→ **Problem**: Copy out the listing that follows exactly, dropping every picture.

──────── Input for this task ────────

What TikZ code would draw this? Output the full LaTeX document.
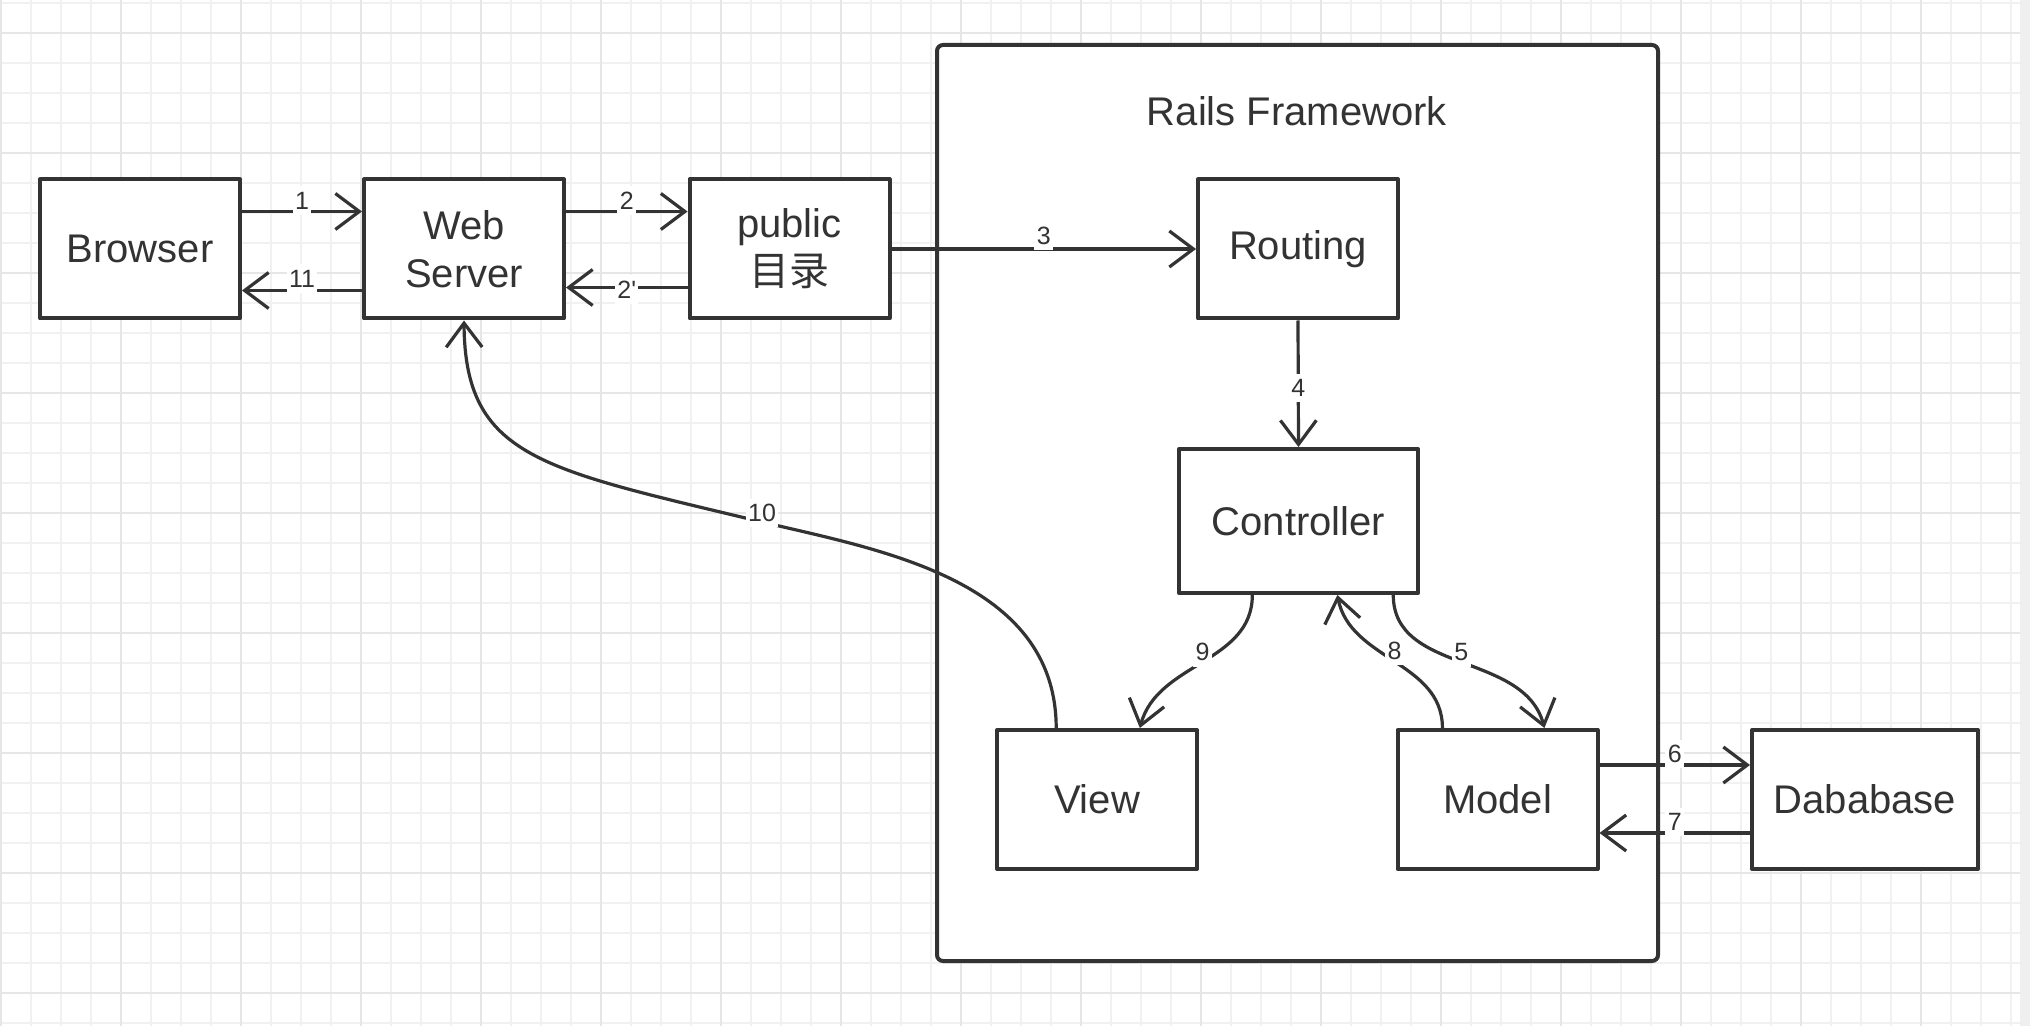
\documentclass[tikz,border=0pt]{standalone}
\usepackage{fontspec}
\setmainfont{Liberation Sans}
\newfontfamily\cjk{Noto Sans CJK SC}
\usetikzlibrary{arrows.meta,calc}
\definecolor{ink}{HTML}{333333}
\definecolor{gridminor}{HTML}{F1F1F1}
\definecolor{gridmajor}{HTML}{E6E6E6}
\definecolor{edgegray}{HTML}{EFEFEF}
\tikzset{
  box/.style={draw=ink, line width=2pt, fill=white, text=ink,
    font=\fontsize{20}{24}\selectfont, align=center, inner sep=0pt,
    minimum width=100pt, minimum height=69.5pt},
  conn/.style={draw=ink, line width=1.6pt, -{Straight Barb[length=12pt,width=18pt]}},
  lbl/.style={fill=white, text=ink, font=\fontsize{12.5}{12.5}\selectfont, inner xsep=1.2pt, inner ysep=2.8pt},
  frametitle/.style={text=ink, font=\fontsize{20}{24}\selectfont, inner sep=0pt}
}
\begin{document}
\begin{tikzpicture}[x=0.5pt, y=-0.5pt, line join=round]
  % canvas and grid
  \fill[white] (0,0) rectangle (2030,1026);
  \useasboundingbox (0,0) rectangle (2030,1026);
  \foreach \gx in {1,31,...,2011} \draw[gridminor, line width=1pt] (\gx,0) -- (\gx,1026);
  \foreach \gy in {3,33,...,1023} \draw[gridminor, line width=1pt] (0,\gy) -- (2030,\gy);
  \foreach \gx in {1,121,...,2011} \draw[gridmajor, line width=1pt] (\gx,0) -- (\gx,1026);
  \foreach \gy in {33,153,...,1000} \draw[gridmajor, line width=1pt] (0,\gy) -- (2030,\gy);
  \fill[edgegray] (2020,0) rectangle (2030,1026);

  % Rails framework container
  \node[draw=ink, line width=2pt, fill=white, rounded corners=3pt,
        minimum width=360.5pt, minimum height=458pt, inner sep=0pt] (frame) at (1297.5,503) {};
  \node[frametitle] (title) at (1297,111) {Rails Framework};

  % boxes
  \node[box] (browser) at (140,249) {Browser};
  \node[box] (ws) at (464,249) {Web\\Server};
  \node[box] (pub) at (789.5,249) {public\\{\cjk 目录}};
  \node[box] (routing) at (1298,249) {Routing};
  \node[box, minimum width=119.5pt, minimum height=72pt] (controller) at (1298.5,521) {Controller};
  \node[box] (view) at (1097,799.5) {View};
  \node[box] (model) at (1497.5,799.5) {Model};
  \node[box, minimum width=113pt] (db) at (1865,799.5) {Dababase};

  % straight connectors
  \draw[conn] ($(browser.north east)+(0,34)$) -- node[lbl,yshift=5.5pt]{1} ($(ws.north west)+(0,34)$);
  \draw[conn] ($(ws.north west)+(0,113)$) -- node[lbl,yshift=6pt]{11} ($(browser.north east)+(0,113)$);
  \draw[conn] ($(ws.north east)+(0,34)$) -- node[lbl,yshift=5.5pt]{2} ($(pub.north west)+(0,34)$);
  \draw[conn] ($(pub.north west)+(0,110)$) -- node[lbl,yshift=-1pt]{2\textquotesingle} ($(ws.north east)+(0,110)$);
  \draw[conn] (pub.east) -- node[lbl,yshift=6.5pt]{3} (routing.west);
  \draw[conn] (routing.south) -- node[lbl,yshift=-2pt]{4} (controller.north);
  \draw[conn] ($(model.north east)+(0,37)$) -- node[lbl,yshift=5.5pt]{6} ($(db.north west)+(0,37)$);
  \draw[conn] ($(db.north west)+(0,105)$) -- node[lbl,yshift=5.5pt]{7} ($(model.north east)+(0,105)$);

  % curved connectors
  \draw[conn] ($(controller.south west)!0.31!(controller.south east)$) to[out=-90,in=75]
      node[lbl,yshift=5pt]{9} ($(view.north west)!0.71!(view.north east)$);
  \draw[conn] ($(controller.south west)!0.89!(controller.south east)$) to[out=-90,in=105]
      node[lbl,yshift=5pt]{5} ($(model.north west)!0.73!(model.north east)$);
  \draw[conn] ($(model.north west)!0.23!(model.north east)$) to[out=90,in=-79]
      node[lbl,yshift=5pt]{8} ($(controller.south west)!0.66!(controller.south east)$);
  \draw[conn] ($(view.north west)!0.3!(view.north east)$) .. controls (1056,580) and (880,550) ..
      (762,522) node[lbl,yshift=4.5pt]{10} .. controls (542,469) and (465,458) .. (ws.south);
\end{tikzpicture}
\end{document}
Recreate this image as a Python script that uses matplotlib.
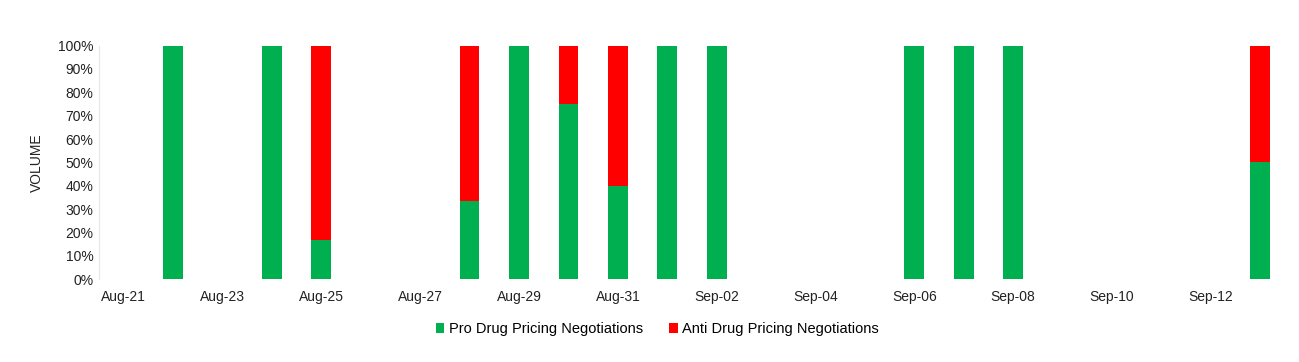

────────

→ **Exercise result**:
What TikZ code would draw this? Output the full LaTeX document.
\documentclass[tikz,border=0pt]{standalone}
\usepackage{fontspec}
\setmainfont{Liberation Sans}
\newfontfamily\cjk{Noto Sans CJK SC}
\usetikzlibrary{arrows.meta,calc}
\definecolor{ink}{HTML}{333333}
\definecolor{gridminor}{HTML}{F1F1F1}
\definecolor{gridmajor}{HTML}{E6E6E6}
\definecolor{edgegray}{HTML}{EFEFEF}
\tikzset{
  box/.style={draw=ink, line width=2pt, fill=white, text=ink,
    font=\fontsize{20}{24}\selectfont, align=center, inner sep=0pt,
    minimum width=100pt, minimum height=69.5pt},
  conn/.style={draw=ink, line width=1.6pt, -{Straight Barb[length=12pt,width=18pt]}},
  lbl/.style={fill=white, text=ink, font=\fontsize{12.5}{12.5}\selectfont, inner xsep=1.2pt, inner ysep=2.8pt},
  frametitle/.style={text=ink, font=\fontsize{20}{24}\selectfont, inner sep=0pt}
}
\begin{document}
\begin{tikzpicture}[x=0.5pt, y=-0.5pt, line join=round]
  % canvas and grid
  \fill[white] (0,0) rectangle (2030,1026);
  \useasboundingbox (0,0) rectangle (2030,1026);
  \foreach \gx in {1,31,...,2011} \draw[gridminor, line width=1pt] (\gx,0) -- (\gx,1026);
  \foreach \gy in {3,33,...,1023} \draw[gridminor, line width=1pt] (0,\gy) -- (2030,\gy);
  \foreach \gx in {1,121,...,2011} \draw[gridmajor, line width=1pt] (\gx,0) -- (\gx,1026);
  \foreach \gy in {33,153,...,1000} \draw[gridmajor, line width=1pt] (0,\gy) -- (2030,\gy);
  \fill[edgegray] (2020,0) rectangle (2030,1026);

  % Rails framework container
  \node[draw=ink, line width=2pt, fill=white, rounded corners=3pt,
        minimum width=360.5pt, minimum height=458pt, inner sep=0pt] (frame) at (1297.5,503) {};
  \node[frametitle] (title) at (1297,111) {Rails Framework};

  % boxes
  \node[box] (browser) at (140,249) {Browser};
  \node[box] (ws) at (464,249) {Web\\Server};
  \node[box] (pub) at (789.5,249) {public\\{\cjk 目录}};
  \node[box] (routing) at (1298,249) {Routing};
  \node[box, minimum width=119.5pt, minimum height=72pt] (controller) at (1298.5,521) {Controller};
  \node[box] (view) at (1097,799.5) {View};
  \node[box] (model) at (1497.5,799.5) {Model};
  \node[box, minimum width=113pt] (db) at (1865,799.5) {Dababase};

  % straight connectors
  \draw[conn] ($(browser.north east)+(0,34)$) -- node[lbl,yshift=5.5pt]{1} ($(ws.north west)+(0,34)$);
  \draw[conn] ($(ws.north west)+(0,113)$) -- node[lbl,yshift=6pt]{11} ($(browser.north east)+(0,113)$);
  \draw[conn] ($(ws.north east)+(0,34)$) -- node[lbl,yshift=5.5pt]{2} ($(pub.north west)+(0,34)$);
  \draw[conn] ($(pub.north west)+(0,110)$) -- node[lbl,yshift=-1pt]{2\textquotesingle} ($(ws.north east)+(0,110)$);
  \draw[conn] (pub.east) -- node[lbl,yshift=6.5pt]{3} (routing.west);
  \draw[conn] (routing.south) -- node[lbl,yshift=-2pt]{4} (controller.north);
  \draw[conn] ($(model.north east)+(0,37)$) -- node[lbl,yshift=5.5pt]{6} ($(db.north west)+(0,37)$);
  \draw[conn] ($(db.north west)+(0,105)$) -- node[lbl,yshift=5.5pt]{7} ($(model.north east)+(0,105)$);

  % curved connectors
  \draw[conn] ($(controller.south west)!0.31!(controller.south east)$) to[out=-90,in=75]
      node[lbl,yshift=5pt]{9} ($(view.north west)!0.71!(view.north east)$);
  \draw[conn] ($(controller.south west)!0.89!(controller.south east)$) to[out=-90,in=105]
      node[lbl,yshift=5pt]{5} ($(model.north west)!0.73!(model.north east)$);
  \draw[conn] ($(model.north west)!0.23!(model.north east)$) to[out=90,in=-79]
      node[lbl,yshift=5pt]{8} ($(controller.south west)!0.66!(controller.south east)$);
  \draw[conn] ($(view.north west)!0.3!(view.north east)$) .. controls (1056,580) and (880,550) ..
      (762,522) node[lbl,yshift=4.5pt]{10} .. controls (542,469) and (465,458) .. (ws.south);
\end{tikzpicture}
\end{document}
Recreate this image as a Python script that uses matplotlib.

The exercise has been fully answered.